The B-1B bomber crew had just finished an aerial refueling over western Iraq on Monday afternoon when it received orders to fly to Baghdad and strike a building where, according to U.S. intelligence, Iraqi President Saddam Hussein and his sons were likely holed up.
Twelve minutes later, according to an account given yesterday by the crew, the B-1B dropped four satellite-guided bombs, flattening the building in Baghdad's Mansour neighborhood.
"When we got the word that it was a priority leadership target, immediately you get kind of an adrenaline rush, the crew does," Air Force Lt. Col. Fred Swan, one of the weapons systems officers, told reporters in a telephone interview. "But then you fall back to your original training that says, 'Hey, let's get the job done.' "
U.S. military spokesmen were unable to say yesterday whether Hussein and his sons had actually been in the building when it was struck at 2 p.m. local time -- or who else may have died in the attack. But the remarks by the bomber crew provided a glimpse into the coordination involved in the operation and the speed with which fresh intelligence about an enemy's suspected location on the ground can now be acted on by warplanes overhead.
At a Pentagon news conference, Maj. Gen. Stanley McChrystal, vice director of operations for the Pentagon's Joint Staff, said 45 minutes elapsed from "when we received potential intelligence" about the Baghdad target to when the bombs fell.
Swan said he and the rest of the crew could tell from their orders, which came from a controller aboard an airborne AWACS surveillance plane, that they were going after someone big. Swan suspected it might be Hussein.
"At the time, for me, what I was thinking was, 'Well, this could be the big one. Let's make sure we get it right,' " he said.
The crew triple-checked the Global Positioning System coordinates that would guide the bombs to the site.
"There wasn't a whole lot of time for reflection as we were doing the bomb run," Swan said.
He recalled being preoccupied mostly with how to defend against the lingering threat of Iraqi missiles and artillery fire and with how to exit the Baghdad area after the bombing. Cloud cover over the Iraqi capital limited the chance of being spotted from the ground, he said.
Flying at an altitude of just under 30,000 feet, the plane dropped two satellite-guided GBU-31 bombs designed to penetrate deeply into a target before exploding and, three seconds later, another two of the bombs with 25-millisecond-delay fuses.

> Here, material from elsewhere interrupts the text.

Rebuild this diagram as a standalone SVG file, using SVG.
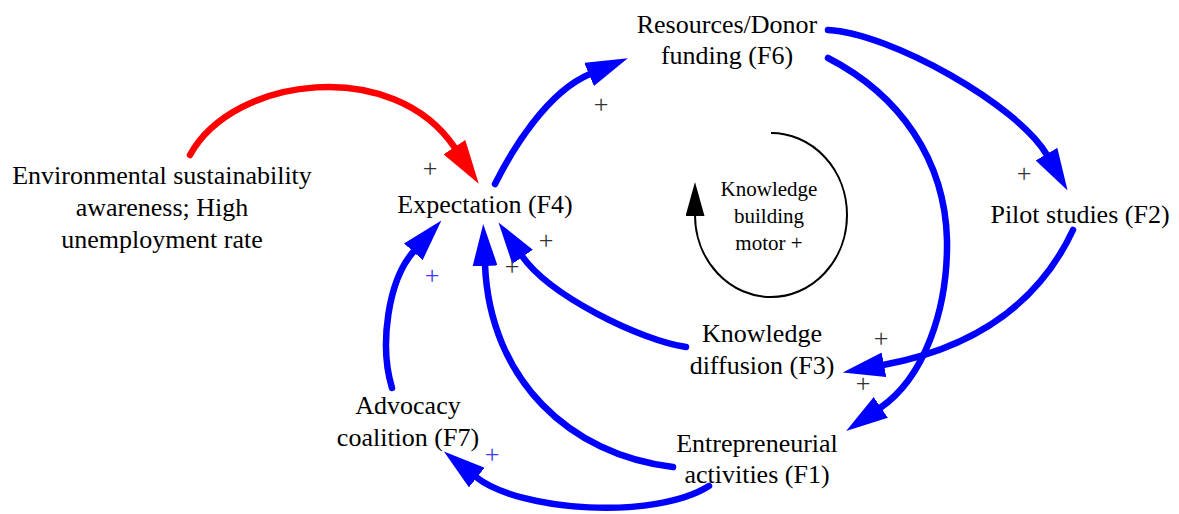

Capt. Chris Wachter, the plane's pilot, recalled having a "good feeling" after the bombs fell away, but said that lasted about three seconds as he turned his attention to the next mission. The plane went on to drop 17 other bombs on two targets -- a surface-to-air missile site and an airfield -- before returning to its base in the Persian Gulf region and ending a mission that had lasted 101/2 hours.

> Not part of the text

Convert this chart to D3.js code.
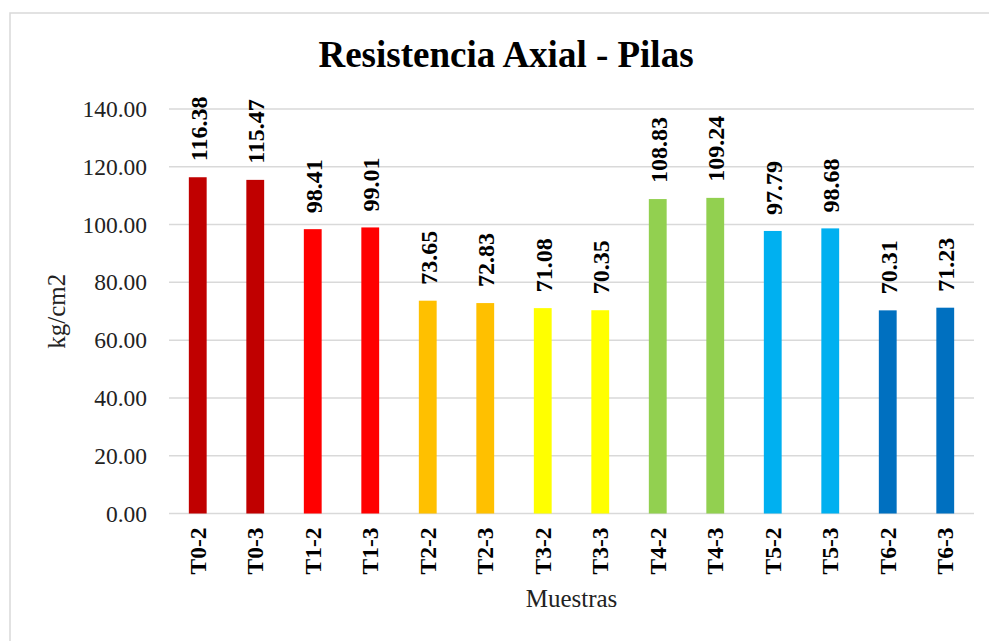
<!DOCTYPE html>
<html>
<head>
<meta charset="utf-8">
<script src="https://cdn.jsdelivr.net/npm/d3@7"></script>
<style>
  body { margin: 0; background: #fff; }
</style>
</head>
<body>
<div id="chart"></div>
<script>
// data
const muestras = ["T0-2", "T0-3", "T1-2", "T1-3", "T2-2", "T2-3", "T3-2", "T3-3",
                  "T4-2", "T4-3", "T5-2", "T5-3", "T6-2", "T6-3"];
const resistencia = [116.38, 115.47, 98.41, 99.01, 73.65, 72.83, 71.08, 70.35,
                     108.83, 109.24, 97.79, 98.68, 70.31, 71.23];
const grupoColores = ["#C00000", "#C00000", "#FF0000", "#FF0000", "#FFC000", "#FFC000",
                      "#FFFF00", "#FFFF00", "#92D050", "#92D050", "#00B0F0", "#00B0F0",
                      "#0070C0", "#0070C0"];
const yTicks = [0, 20, 40, 60, 80, 100, 120, 140];

const width = 989;
const height = 641;
const margin = { top: 109, right: 15, bottom: 127.5, left: 169 };
const serif = 'Liberation Serif';

const rows = muestras.map((m, i) => ({ name: m, value: resistencia[i], color: grupoColores[i] }));

const svg = d3.select('#chart').append('svg')
    .attr('width', width)
    .attr('height', height)
    .attr('font-family', serif);

// outer frame of the chart
svg.append('rect')
    .attr('x', 10)
    .attr('y', 13)
    .attr('width', 1000)
    .attr('height', 700)
    .attr('fill', 'none')
    .attr('stroke', '#d9d9d9')
    .attr('stroke-width', 1.5);

const x = d3.scaleBand()
    .domain(muestras)
    .range([margin.left, width - margin.right])
    .paddingInner(0.69)
    .paddingOuter(0.345);

const y = d3.scaleLinear()
    .domain([0, 140])
    .range([height - margin.bottom, margin.top]);

// gridlines
svg.append('g')
    .selectAll('line')
    .data(yTicks)
    .join('line')
    .attr('x1', margin.left)
    .attr('x2', width - margin.right)
    .attr('y1', d => y(d))
    .attr('y2', d => y(d))
    .attr('stroke', '#d9d9d9')
    .attr('stroke-width', 1.5);

// y axis labels
const yAxis = svg.append('g')
    .attr('transform', `translate(${margin.left - 22},0)`)
    .call(d3.axisLeft(y).tickValues(yTicks).tickFormat(d3.format('.2f')).tickSize(0).tickPadding(0));
yAxis.attr('font-family', serif);
yAxis.select('.domain').remove();
yAxis.selectAll('text')
    .attr('font-family', serif)
    .attr('font-size', 23.5)
    .attr('fill', '#222');

// bars
svg.append('g')
    .selectAll('rect')
    .data(rows)
    .join('rect')
    .attr('x', d => x(d.name))
    .attr('width', x.bandwidth())
    .attr('y', d => y(d.value))
    .attr('height', d => y(0) - y(d.value))
    .attr('fill', d => d.color);

// value labels, rotated
svg.append('g')
    .selectAll('text')
    .data(rows)
    .join('text')
    .attr('transform', d => `translate(${x(d.name) + x.bandwidth() / 2 + 9},${y(d.value) - 16}) rotate(-90)`)
    .attr('font-family', serif)
    .attr('font-size', 24)
    .attr('font-weight', 'bold')
    .attr('fill', '#000')
    .text(d => d3.format('.2f')(d.value));

// category labels
const xAxis = svg.append('g')
    .attr('transform', `translate(0,${y(0)})`)
    .call(d3.axisBottom(x).tickSize(0).tickPadding(0));
xAxis.attr('font-family', serif);
xAxis.select('.domain').remove();
xAxis.selectAll('text')
    .attr('font-family', serif)
    .attr('font-size', 23.5)
    .attr('font-weight', 'bold')
    .attr('fill', '#000')
    .attr('text-anchor', 'end')
    .attr('dy', null)
    .attr('y', 0)
    .attr('transform', 'translate(8,14) rotate(-90)');

// titles
svg.append('text')
    .attr('x', 506)
    .attr('y', 67)
    .attr('text-anchor', 'middle')
    .attr('font-family', serif)
    .attr('font-size', 37)
    .attr('font-weight', 'bold')
    .text('Resistencia Axial - Pilas');

svg.append('text')
    .attr('transform', `translate(65,${(y(0) + y(140)) / 2}) rotate(-90)`)
    .attr('text-anchor', 'middle')
    .attr('font-family', serif)
    .attr('font-size', 25)
    .attr('fill', '#222')
    .text('kg/cm2');

svg.append('text')
    .attr('x', (margin.left + width - margin.right) / 2)
    .attr('y', 607)
    .attr('text-anchor', 'middle')
    .attr('font-family', serif)
    .attr('font-size', 25)
    .attr('fill', '#222')
    .text('Muestras');
</script>
</body>
</html>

The swing-wing, four-engine jet bomber carries 24 satellite-guided bombs. Since the start of the war, B-1s have been in the air over Iraq around the clock.
"At any given time, I've got an airplane up there over Iraq, I've got an airplane heading up, and I've got an airplane coming home," said Col. James Kowalski, commander of the 405th Air Expeditionary Wing, who participated in yesterday's phone interview with Swan and Wachter. He noted that such a schedule effectively puts a total of 72 bombs carried by the planes at the disposal of U.S. commanders running the war.
Other crew on Monday's mission included: Capt. Sloan Hollis, the co-pilot; and Lt. Joe Runci, another weapons systems officer. All are members of the 34th Bomb Squadron of the 28th Air Wing based at Ellsworth Air Force Base in South Dakota.